» **DIRECTIONS FOR THIS TASK**
Exactly the lines from the start of the data below through the line that contains "plt.close()" are to be copied, with pictures left out.
========
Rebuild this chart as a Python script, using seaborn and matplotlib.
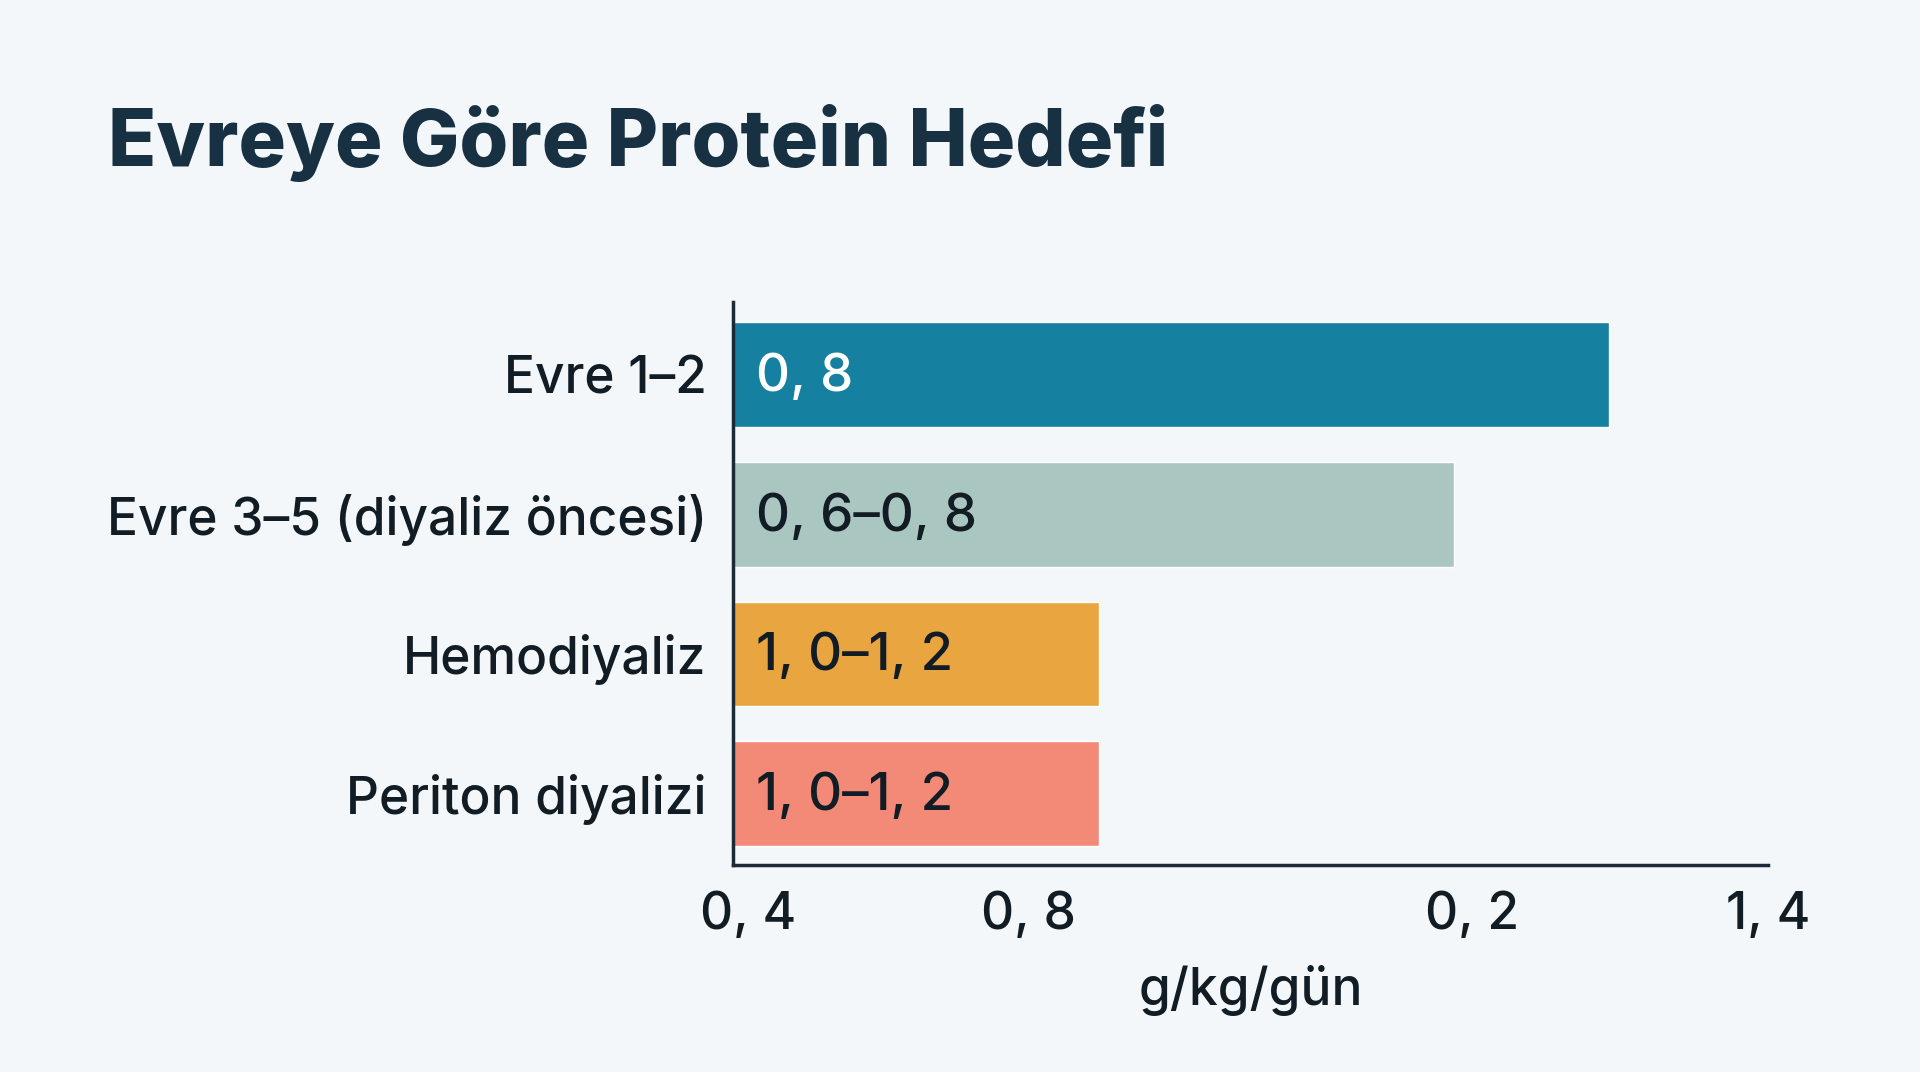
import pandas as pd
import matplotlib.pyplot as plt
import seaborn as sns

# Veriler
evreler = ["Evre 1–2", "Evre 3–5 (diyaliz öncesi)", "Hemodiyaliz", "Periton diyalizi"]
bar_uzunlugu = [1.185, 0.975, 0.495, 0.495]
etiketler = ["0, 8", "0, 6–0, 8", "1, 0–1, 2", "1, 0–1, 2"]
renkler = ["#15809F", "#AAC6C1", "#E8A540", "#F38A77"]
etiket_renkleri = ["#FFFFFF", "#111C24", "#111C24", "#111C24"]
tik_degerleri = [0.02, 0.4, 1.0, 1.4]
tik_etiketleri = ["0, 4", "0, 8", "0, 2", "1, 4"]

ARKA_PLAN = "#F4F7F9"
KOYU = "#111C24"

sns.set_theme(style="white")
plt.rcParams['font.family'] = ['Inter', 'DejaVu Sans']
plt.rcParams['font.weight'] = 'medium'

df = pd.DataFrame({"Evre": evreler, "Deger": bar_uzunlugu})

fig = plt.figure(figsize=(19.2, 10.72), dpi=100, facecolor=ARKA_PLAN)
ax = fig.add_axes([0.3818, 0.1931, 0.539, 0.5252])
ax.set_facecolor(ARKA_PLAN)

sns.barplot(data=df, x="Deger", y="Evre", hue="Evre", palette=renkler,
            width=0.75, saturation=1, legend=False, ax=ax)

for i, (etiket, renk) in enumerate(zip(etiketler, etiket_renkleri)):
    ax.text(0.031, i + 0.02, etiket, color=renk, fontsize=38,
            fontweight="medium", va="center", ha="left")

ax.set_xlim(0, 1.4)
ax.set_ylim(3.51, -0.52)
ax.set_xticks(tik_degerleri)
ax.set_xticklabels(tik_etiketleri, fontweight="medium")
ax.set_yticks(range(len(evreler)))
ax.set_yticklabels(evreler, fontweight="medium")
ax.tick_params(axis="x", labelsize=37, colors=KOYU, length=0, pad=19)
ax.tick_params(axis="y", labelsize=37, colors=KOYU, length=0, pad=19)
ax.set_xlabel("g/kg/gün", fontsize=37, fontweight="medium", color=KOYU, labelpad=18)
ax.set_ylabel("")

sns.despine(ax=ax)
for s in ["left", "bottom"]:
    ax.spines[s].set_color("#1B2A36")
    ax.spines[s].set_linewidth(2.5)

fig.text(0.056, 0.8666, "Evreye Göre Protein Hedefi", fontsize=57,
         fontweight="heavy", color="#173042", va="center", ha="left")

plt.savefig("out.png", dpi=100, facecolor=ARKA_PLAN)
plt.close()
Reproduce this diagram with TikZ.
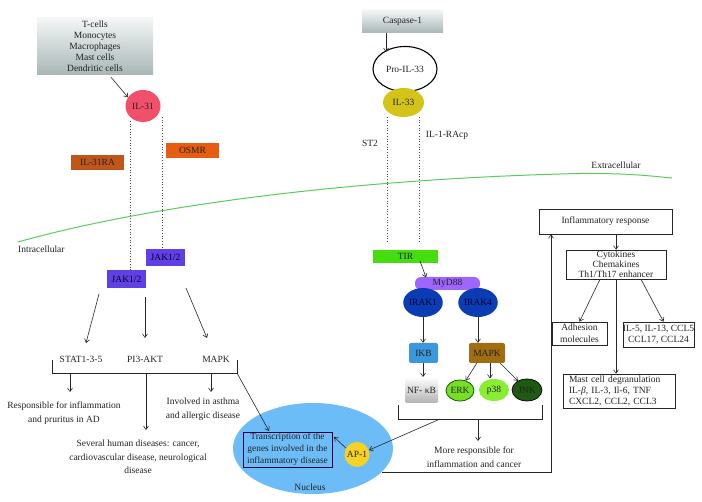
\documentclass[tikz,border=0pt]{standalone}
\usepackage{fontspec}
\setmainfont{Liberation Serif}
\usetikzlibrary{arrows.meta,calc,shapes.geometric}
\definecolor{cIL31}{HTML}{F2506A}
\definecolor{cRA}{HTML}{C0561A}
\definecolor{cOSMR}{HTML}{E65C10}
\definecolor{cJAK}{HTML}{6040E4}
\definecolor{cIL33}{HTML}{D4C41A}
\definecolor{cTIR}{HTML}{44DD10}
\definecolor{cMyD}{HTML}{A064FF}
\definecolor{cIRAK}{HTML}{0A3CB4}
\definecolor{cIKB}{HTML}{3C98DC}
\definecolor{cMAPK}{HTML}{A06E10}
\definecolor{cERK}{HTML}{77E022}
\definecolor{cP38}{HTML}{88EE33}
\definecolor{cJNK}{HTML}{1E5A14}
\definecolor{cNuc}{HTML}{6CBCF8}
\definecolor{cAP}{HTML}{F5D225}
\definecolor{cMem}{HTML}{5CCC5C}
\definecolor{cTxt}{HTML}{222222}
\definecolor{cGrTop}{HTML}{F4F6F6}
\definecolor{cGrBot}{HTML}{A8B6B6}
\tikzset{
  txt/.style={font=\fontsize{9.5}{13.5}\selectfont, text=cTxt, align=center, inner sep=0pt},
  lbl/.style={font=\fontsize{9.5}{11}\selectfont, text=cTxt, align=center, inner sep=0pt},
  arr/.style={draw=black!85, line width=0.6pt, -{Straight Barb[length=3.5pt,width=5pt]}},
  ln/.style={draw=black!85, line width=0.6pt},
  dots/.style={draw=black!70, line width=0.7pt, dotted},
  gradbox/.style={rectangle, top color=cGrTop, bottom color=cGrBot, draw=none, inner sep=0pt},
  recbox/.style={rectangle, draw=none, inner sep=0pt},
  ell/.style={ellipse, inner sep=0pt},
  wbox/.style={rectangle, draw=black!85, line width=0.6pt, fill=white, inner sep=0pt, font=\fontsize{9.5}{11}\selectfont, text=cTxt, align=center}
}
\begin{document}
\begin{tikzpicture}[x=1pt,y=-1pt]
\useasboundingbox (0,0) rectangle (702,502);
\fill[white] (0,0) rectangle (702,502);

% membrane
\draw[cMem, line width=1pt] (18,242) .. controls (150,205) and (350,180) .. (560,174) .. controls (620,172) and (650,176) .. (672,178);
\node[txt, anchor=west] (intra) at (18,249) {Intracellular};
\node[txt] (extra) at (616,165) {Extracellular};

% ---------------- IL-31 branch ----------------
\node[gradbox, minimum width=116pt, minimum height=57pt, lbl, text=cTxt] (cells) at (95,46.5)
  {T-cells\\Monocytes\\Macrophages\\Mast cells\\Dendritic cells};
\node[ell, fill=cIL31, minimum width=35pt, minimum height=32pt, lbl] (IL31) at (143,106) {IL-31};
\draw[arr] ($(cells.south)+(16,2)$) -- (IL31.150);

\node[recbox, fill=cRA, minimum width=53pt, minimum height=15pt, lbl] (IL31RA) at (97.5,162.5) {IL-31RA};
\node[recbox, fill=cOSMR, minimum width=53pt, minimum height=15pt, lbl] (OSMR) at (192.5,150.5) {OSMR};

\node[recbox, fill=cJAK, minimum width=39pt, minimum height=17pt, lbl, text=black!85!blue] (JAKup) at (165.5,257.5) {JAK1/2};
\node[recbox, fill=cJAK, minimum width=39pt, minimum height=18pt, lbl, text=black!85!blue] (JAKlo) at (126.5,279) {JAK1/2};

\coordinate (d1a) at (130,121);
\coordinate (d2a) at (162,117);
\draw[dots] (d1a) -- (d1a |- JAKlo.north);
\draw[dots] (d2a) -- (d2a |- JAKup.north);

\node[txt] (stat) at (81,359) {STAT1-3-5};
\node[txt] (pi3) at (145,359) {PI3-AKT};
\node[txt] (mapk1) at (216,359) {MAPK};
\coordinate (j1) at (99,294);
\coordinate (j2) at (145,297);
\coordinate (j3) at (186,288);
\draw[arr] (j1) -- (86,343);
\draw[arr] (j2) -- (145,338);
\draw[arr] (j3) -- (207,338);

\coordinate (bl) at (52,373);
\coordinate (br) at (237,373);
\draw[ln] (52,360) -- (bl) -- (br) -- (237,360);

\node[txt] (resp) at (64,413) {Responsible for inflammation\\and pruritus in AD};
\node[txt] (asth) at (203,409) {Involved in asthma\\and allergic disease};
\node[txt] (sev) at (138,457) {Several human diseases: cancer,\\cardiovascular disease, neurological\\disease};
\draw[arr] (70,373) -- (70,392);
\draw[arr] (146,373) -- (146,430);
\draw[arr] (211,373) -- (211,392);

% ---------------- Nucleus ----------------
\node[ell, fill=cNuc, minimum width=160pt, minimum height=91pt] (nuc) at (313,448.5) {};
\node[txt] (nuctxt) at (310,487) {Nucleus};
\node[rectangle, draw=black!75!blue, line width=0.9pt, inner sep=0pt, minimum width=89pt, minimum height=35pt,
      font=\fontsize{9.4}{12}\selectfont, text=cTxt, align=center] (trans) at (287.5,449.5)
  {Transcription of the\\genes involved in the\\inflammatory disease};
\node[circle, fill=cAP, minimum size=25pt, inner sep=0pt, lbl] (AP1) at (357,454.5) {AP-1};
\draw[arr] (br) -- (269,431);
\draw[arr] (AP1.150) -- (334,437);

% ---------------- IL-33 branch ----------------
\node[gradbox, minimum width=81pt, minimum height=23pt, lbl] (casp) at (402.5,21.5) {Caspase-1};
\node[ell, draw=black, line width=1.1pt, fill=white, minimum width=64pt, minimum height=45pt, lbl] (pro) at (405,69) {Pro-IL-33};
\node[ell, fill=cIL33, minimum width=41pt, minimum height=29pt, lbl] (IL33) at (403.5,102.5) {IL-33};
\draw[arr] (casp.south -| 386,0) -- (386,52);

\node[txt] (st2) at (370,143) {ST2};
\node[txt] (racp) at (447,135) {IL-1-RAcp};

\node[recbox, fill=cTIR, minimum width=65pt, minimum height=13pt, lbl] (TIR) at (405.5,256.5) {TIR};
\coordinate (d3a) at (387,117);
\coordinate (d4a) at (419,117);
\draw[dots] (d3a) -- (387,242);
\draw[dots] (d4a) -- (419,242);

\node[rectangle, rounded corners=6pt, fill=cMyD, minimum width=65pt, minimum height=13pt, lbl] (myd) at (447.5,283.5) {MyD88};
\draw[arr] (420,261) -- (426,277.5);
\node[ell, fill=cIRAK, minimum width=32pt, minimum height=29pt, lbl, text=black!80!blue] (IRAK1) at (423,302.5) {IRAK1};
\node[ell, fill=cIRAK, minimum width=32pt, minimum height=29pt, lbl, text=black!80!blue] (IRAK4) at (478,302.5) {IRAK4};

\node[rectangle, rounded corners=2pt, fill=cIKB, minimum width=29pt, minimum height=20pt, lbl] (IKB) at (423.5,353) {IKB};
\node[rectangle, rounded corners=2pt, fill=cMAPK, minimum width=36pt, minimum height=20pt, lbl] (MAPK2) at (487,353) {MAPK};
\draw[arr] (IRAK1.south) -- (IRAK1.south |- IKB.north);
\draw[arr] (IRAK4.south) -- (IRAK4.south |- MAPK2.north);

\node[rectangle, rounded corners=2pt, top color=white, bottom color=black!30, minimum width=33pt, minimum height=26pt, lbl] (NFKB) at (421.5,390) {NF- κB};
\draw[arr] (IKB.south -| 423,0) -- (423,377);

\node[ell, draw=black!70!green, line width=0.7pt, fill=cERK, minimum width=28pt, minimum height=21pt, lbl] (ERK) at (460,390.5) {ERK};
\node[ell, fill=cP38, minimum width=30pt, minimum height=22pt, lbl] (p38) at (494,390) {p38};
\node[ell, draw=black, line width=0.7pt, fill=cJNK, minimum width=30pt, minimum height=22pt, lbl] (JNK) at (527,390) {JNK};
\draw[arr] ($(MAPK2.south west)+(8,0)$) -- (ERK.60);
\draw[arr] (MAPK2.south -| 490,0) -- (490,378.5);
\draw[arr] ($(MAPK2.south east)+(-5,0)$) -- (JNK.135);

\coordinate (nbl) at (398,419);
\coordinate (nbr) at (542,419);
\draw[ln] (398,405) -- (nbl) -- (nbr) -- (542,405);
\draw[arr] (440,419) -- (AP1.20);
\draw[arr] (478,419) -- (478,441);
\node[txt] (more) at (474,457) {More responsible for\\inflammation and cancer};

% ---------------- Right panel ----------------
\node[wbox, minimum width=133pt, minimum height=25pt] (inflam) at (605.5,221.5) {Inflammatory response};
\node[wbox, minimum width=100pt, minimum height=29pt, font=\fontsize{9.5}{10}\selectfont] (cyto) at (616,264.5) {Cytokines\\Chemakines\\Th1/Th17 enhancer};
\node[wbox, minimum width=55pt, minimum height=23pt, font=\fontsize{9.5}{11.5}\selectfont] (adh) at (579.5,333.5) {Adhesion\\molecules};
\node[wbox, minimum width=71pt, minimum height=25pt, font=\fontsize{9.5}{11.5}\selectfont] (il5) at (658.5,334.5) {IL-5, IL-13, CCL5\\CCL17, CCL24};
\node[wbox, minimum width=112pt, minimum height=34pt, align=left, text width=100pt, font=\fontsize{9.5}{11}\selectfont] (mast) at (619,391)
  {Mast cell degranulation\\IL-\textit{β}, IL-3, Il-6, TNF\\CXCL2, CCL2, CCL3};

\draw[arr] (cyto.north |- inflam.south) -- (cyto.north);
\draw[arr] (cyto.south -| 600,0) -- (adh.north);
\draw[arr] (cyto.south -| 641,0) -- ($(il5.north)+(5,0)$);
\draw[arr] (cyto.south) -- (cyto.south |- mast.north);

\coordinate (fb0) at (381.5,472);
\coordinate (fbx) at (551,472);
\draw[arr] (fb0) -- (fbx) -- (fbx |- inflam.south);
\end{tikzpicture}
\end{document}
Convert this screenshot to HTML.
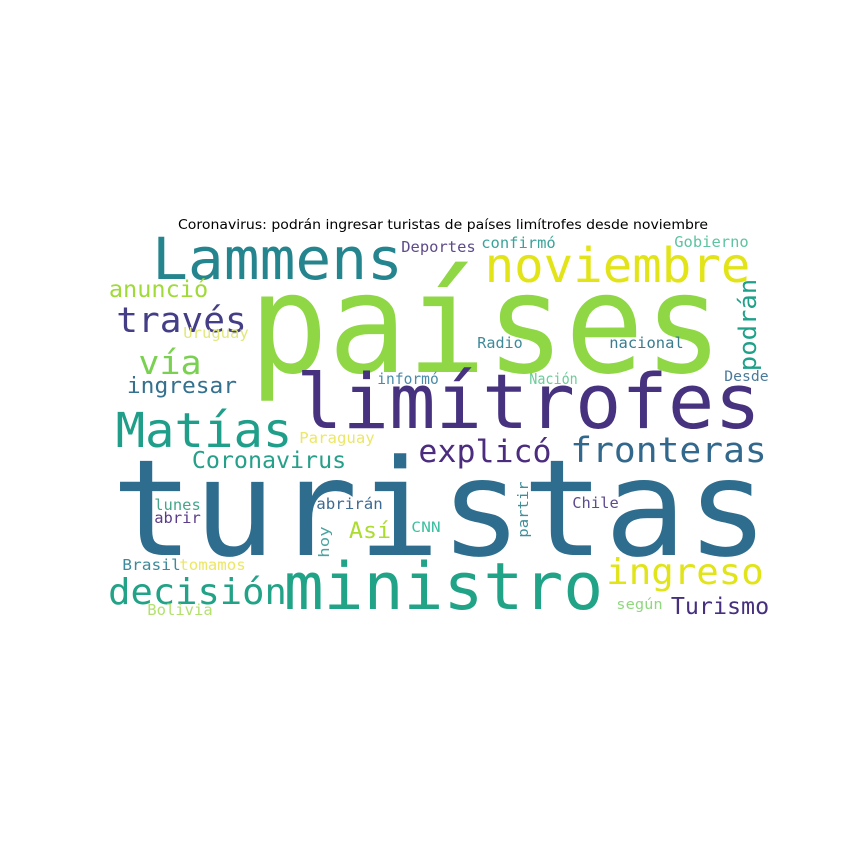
========
» **ANSWER TO THE PROBLEM**
Rebuild this chart as a Python script, using seaborn and matplotlib.
import pandas as pd
import matplotlib.pyplot as plt
import seaborn as sns

# Veriler
evreler = ["Evre 1–2", "Evre 3–5 (diyaliz öncesi)", "Hemodiyaliz", "Periton diyalizi"]
bar_uzunlugu = [1.185, 0.975, 0.495, 0.495]
etiketler = ["0, 8", "0, 6–0, 8", "1, 0–1, 2", "1, 0–1, 2"]
renkler = ["#15809F", "#AAC6C1", "#E8A540", "#F38A77"]
etiket_renkleri = ["#FFFFFF", "#111C24", "#111C24", "#111C24"]
tik_degerleri = [0.02, 0.4, 1.0, 1.4]
tik_etiketleri = ["0, 4", "0, 8", "0, 2", "1, 4"]

ARKA_PLAN = "#F4F7F9"
KOYU = "#111C24"

sns.set_theme(style="white")
plt.rcParams['font.family'] = ['Inter', 'DejaVu Sans']
plt.rcParams['font.weight'] = 'medium'

df = pd.DataFrame({"Evre": evreler, "Deger": bar_uzunlugu})

fig = plt.figure(figsize=(19.2, 10.72), dpi=100, facecolor=ARKA_PLAN)
ax = fig.add_axes([0.3818, 0.1931, 0.539, 0.5252])
ax.set_facecolor(ARKA_PLAN)

sns.barplot(data=df, x="Deger", y="Evre", hue="Evre", palette=renkler,
            width=0.75, saturation=1, legend=False, ax=ax)

for i, (etiket, renk) in enumerate(zip(etiketler, etiket_renkleri)):
    ax.text(0.031, i + 0.02, etiket, color=renk, fontsize=38,
            fontweight="medium", va="center", ha="left")

ax.set_xlim(0, 1.4)
ax.set_ylim(3.51, -0.52)
ax.set_xticks(tik_degerleri)
ax.set_xticklabels(tik_etiketleri, fontweight="medium")
ax.set_yticks(range(len(evreler)))
ax.set_yticklabels(evreler, fontweight="medium")
ax.tick_params(axis="x", labelsize=37, colors=KOYU, length=0, pad=19)
ax.tick_params(axis="y", labelsize=37, colors=KOYU, length=0, pad=19)
ax.set_xlabel("g/kg/gün", fontsize=37, fontweight="medium", color=KOYU, labelpad=18)
ax.set_ylabel("")

sns.despine(ax=ax)
for s in ["left", "bottom"]:
    ax.spines[s].set_color("#1B2A36")
    ax.spines[s].set_linewidth(2.5)

fig.text(0.056, 0.8666, "Evreye Göre Protein Hedefi", fontsize=57,
         fontweight="heavy", color="#173042", va="center", ha="left")

plt.savefig("out.png", dpi=100, facecolor=ARKA_PLAN)
plt.close()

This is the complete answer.